В одной из последних работ этого года, проведенного в Сен-Реми, все особенности периода, очищенные от случайностей, соединились в целостный образ. Речь идет об одном из лучших пейзажей Ван Гога — «Дороге с кипарисами» (F683, музей Крёллер-Мюллер). Как каждая итоговая вещь Ван Гога, «Дорога с кипарисами» знаменует момент собранности, готовности идти дальше, несмотря ни на что, и связанного с этой решимостью подъема. В самом сюжете дороги, по которой шагают двое мужчин (дружба) и катится экипаж с парочкой (любовь), есть что-то бодрящее, обещающее. Окаймленная желтой полосой густых камышей, дорога — символ надежд, будущего (ведь он сам собрался в путь), — подобно серебристой реке льется навстречу зрителю.

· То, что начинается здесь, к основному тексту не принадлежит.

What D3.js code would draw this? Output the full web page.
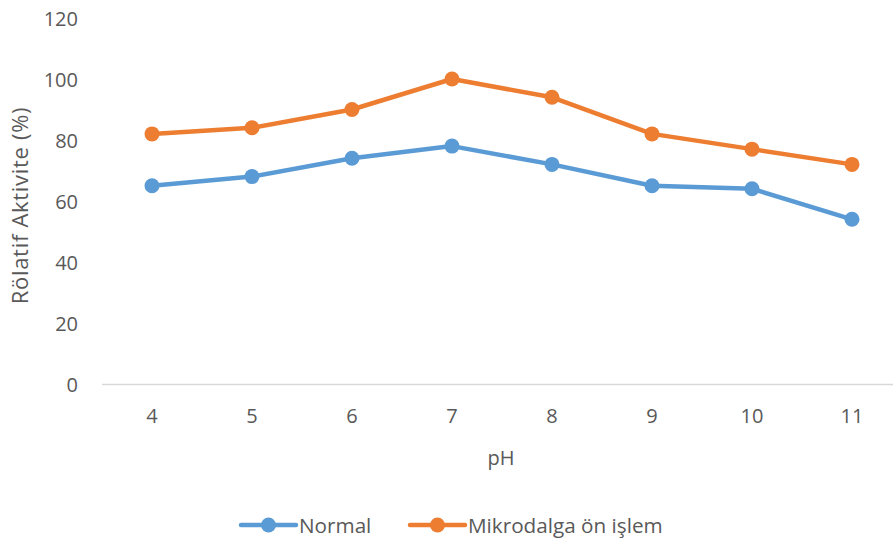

Но эта дорога-река лишена предметно-вещной конкретности — она ниоткуда и никуда лавиной мазков ниспадает к краю полотна, воплощая идею движения, мысленный уход — через сущности природы — к мечте. Такими же сущностями являют себя дерево, земля и небо. Неестественно огромный кипарис, этот трепетно струящийся ввысь столб темно-зеленого пламени, рассекает по-дневному ясное ночное небо с «тусклой луной, точнее, полумесяцем и преувеличенно яркой нежно-розовой и зеленой звездой…» (643, 574) на две части. Луна остается в правой части полотна, а звезда, преувеличенная до размеров солнца, — в левой, так что подлунный мир, как на старинных гравюрах, изображавших одновременно луну и солнце, предстает перед нами во вневременном охвате и безмерной протяженности.

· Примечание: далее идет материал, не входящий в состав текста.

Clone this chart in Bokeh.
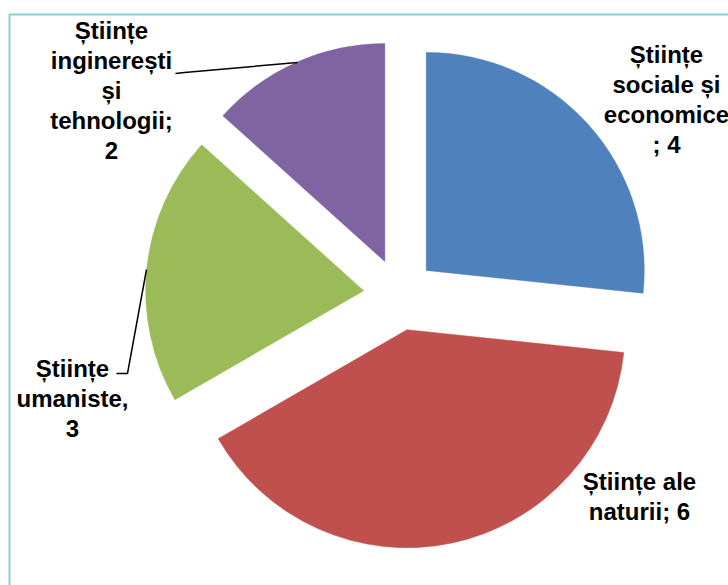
import math
from bokeh.plotting import figure
from bokeh.models import Range1d, ColumnDataSource
from bokeh.embed import file_html
from bokeh.resources import INLINE
from bokeh.core.properties import value

# ---- data ----
categories = ["Științe sociale și economice", "Științe ale naturii",
              "Științe umaniste", "Științe inginerești și tehnologii"]
values = [4, 6, 3, 2]
colors = ["#4F81BD", "#C0504D", "#9BBB59", "#8064A2"]
wrapped_names = ["Științe\nsociale și\neconomice\n", "Științe ale\nnaturii",
                 "Științe\numaniste", "Științe\ninginerești\nși\ntehnologii"]
separators = ["; ", "; ", ",\n", ";\n"]
labels = [w + s + str(v) for w, s, v in zip(wrapped_names, separators, values)]

# ---- layout (page pixels; data y = 585 - page y) ----
W, H = 728, 585
def Y(py):
    return H - py

cx, cy = 399, Y(294)
radius = 218
explode = 36

total = sum(values)
xs, ys, starts, ends = [], [], [], []
cum = 0
for v in values:
    ts = 2 * math.pi * cum / total
    cum += v
    te = 2 * math.pi * cum / total
    mid = (ts + te) / 2
    xs.append(cx + explode * math.sin(mid))
    ys.append(cy + explode * math.cos(mid))
    starts.append(math.pi / 2 - te)
    ends.append(math.pi / 2 - ts)

src = ColumnDataSource(dict(x=xs, y=ys, start=starts, end=ends, color=colors,
                            category=categories, value=values))

p = figure(width=W, height=H, output_backend="svg", toolbar_location=None,
           x_range=Range1d(0, W), y_range=Range1d(0, H), min_border=0)
p.axis.visible = False
p.grid.visible = False
p.outline_line_color = None
p.background_fill_color = "white"
p.border_fill_color = "white"

# chart-area border (left and top edges visible)
p.line(x=[9, 9, 740], y=[-10, Y(14), Y(14)], line_color="#8DCBDF", line_width=2)

p.wedge(x="x", y="y", radius=radius, start_angle="start", end_angle="end",
        direction="anticlock", fill_color="color", line_color="color",
        line_width=0.5, source=src)

# leader lines
p.multi_line(xs=[[175, 184, 297], [116, 127, 146]],
             ys=[[Y(73), Y(72), Y(62)], [Y(373), Y(373), Y(269)]],
             line_color="black", line_width=1.5)

label_x = [666, 639, 72, 111]
label_y = [Y(99), Y(496), Y(398), Y(90)]
lsrc = ColumnDataSource(dict(x=label_x, y=label_y, text=labels))
p.text(x="x", y="y", text="text", source=lsrc, text_align="center",
       text_baseline="middle", text_font=value("Liberation Sans"),
       text_font_style="bold", text_font_size="24px", text_color="black",
       text_line_height=1.12)

open("out.html", "w").write(file_html(p, INLINE))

Это полотно — одна из самых организованных структур позднего Ван Гога, в которой запечатлено сознание победы над смертоносным хаосом, каким ему явился мир по приезде в Сен-Реми. Просветленное небо, выжженная солнцем земля, огромная звезда — излюбленные космогонические мотивы Ван Гога уравновешены вокруг кипариса, этого «обелиска», наподобие памятника, воздвигнутого Ван Гогом природе Прованса.

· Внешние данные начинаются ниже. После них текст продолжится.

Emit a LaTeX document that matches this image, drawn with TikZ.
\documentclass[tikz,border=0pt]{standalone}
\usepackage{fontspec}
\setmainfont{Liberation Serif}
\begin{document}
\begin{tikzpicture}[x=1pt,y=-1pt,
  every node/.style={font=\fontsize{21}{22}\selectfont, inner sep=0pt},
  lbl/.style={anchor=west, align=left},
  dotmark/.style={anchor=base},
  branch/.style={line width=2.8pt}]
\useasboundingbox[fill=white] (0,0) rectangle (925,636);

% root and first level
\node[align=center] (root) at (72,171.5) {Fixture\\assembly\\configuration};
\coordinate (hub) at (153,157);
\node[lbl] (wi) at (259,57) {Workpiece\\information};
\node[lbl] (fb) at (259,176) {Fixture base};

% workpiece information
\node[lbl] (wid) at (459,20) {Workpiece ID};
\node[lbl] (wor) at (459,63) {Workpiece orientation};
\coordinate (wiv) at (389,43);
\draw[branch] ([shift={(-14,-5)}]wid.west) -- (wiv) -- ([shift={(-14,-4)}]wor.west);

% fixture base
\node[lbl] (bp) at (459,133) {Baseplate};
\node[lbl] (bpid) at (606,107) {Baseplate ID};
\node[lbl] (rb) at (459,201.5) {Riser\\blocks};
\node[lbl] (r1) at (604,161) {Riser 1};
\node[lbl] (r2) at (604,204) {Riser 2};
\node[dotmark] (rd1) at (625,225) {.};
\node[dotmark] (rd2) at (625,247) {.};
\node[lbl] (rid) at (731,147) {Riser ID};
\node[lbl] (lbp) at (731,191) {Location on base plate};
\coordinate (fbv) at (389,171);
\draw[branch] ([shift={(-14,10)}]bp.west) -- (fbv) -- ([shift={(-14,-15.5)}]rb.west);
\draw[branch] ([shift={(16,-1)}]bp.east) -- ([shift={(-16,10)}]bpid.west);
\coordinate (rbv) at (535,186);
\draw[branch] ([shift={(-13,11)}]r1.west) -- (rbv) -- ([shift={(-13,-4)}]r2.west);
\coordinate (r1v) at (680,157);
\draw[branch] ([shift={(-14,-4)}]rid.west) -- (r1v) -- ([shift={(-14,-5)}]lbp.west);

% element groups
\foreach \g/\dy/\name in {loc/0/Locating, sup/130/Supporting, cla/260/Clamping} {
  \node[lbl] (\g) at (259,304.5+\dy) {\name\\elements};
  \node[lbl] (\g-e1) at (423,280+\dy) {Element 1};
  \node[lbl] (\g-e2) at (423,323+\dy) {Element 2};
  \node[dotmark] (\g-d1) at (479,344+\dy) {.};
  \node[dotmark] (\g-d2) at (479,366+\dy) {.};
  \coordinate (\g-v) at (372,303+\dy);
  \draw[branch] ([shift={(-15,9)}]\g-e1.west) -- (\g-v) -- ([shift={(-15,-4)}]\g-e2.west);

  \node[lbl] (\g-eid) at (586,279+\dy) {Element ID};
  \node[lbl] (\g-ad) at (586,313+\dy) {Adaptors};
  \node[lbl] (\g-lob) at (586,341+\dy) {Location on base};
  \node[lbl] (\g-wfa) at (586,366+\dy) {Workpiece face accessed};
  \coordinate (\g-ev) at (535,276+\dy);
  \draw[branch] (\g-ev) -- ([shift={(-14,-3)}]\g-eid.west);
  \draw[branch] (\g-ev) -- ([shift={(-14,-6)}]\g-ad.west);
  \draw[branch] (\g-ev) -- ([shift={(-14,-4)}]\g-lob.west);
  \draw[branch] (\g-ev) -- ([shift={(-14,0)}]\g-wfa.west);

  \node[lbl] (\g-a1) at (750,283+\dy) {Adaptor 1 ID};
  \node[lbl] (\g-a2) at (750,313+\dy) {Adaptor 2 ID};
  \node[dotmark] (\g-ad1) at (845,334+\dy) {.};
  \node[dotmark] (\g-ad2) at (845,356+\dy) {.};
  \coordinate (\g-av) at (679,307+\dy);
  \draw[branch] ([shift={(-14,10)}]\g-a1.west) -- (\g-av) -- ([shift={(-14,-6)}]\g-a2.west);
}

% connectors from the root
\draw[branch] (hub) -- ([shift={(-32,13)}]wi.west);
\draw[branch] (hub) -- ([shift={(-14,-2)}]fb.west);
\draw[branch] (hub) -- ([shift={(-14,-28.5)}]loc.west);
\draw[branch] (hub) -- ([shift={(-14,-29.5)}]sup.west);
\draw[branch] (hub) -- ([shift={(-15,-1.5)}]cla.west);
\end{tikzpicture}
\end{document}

Характерно, что в системе вангоговского пейзажа методу «очеловечения» природы сопутствует нивелирование человека. По мере того как небо, звезды, деревья, скалы приобретают выразительнейший облик «антропоморфных» предметов, сострадающих, гибнущих и возрождающихся вместе с художником, человек в его пейзаже — если он еще там присутствует — превращается в ничтожный атом, песчинку, в деталь композиционного узора. Формально это выражается в том, что фигура решается теперь Ван Гогом в живописной структуре картины как едва различимый элемент, как частица орнамента («Мистический водопад», «Овраг Пейруле» и др.) либо просто, как комочек земли («Жнец», «Этюд с крестьянином» и др.). А ведь он всегда мечтал показать «человека среди природы», но теперь для этой цели он может лишь копировать Милле. Разумеется, суть дела заключается в том, что он чувствует себя вырванным не только из человеческой среды, из бытового окружения, но и из жизни вообще. Его хорошо «налаженное» через живопись единство с миром природы тоже дало трещину: в таком мире, каким он предстает в «Звездной ночи», «Кипарисах», «Восходе луны», «Мистическом водопаде» и многих других пейзажах, человеку просто нет места — ведь перед нами образы, порождаемые чувством человеческого одиночества, бесприютности, отчаяния. Это — тоска одиночества, объективированная в образ природы и тем самым приобретающая значение сущностной черты бытия.
Если раньше природа была для Ван Гога только вместилищем жизни, то теперь она выступает и как образ хаоса, и как «смерч тоски», и как безжизненный мираж («Вечерний пейзаж при восходе луны» и некоторые другие). Чувство одиночества приобретает у него поистине «космические» масштабы, и он реализуется как личность, растворяясь в безмерности мироздания. Солнце, луна, звезды, небо все больше соответствуют его попыткам выразить это самоощущение: земля не может вместить его духовной экспансии.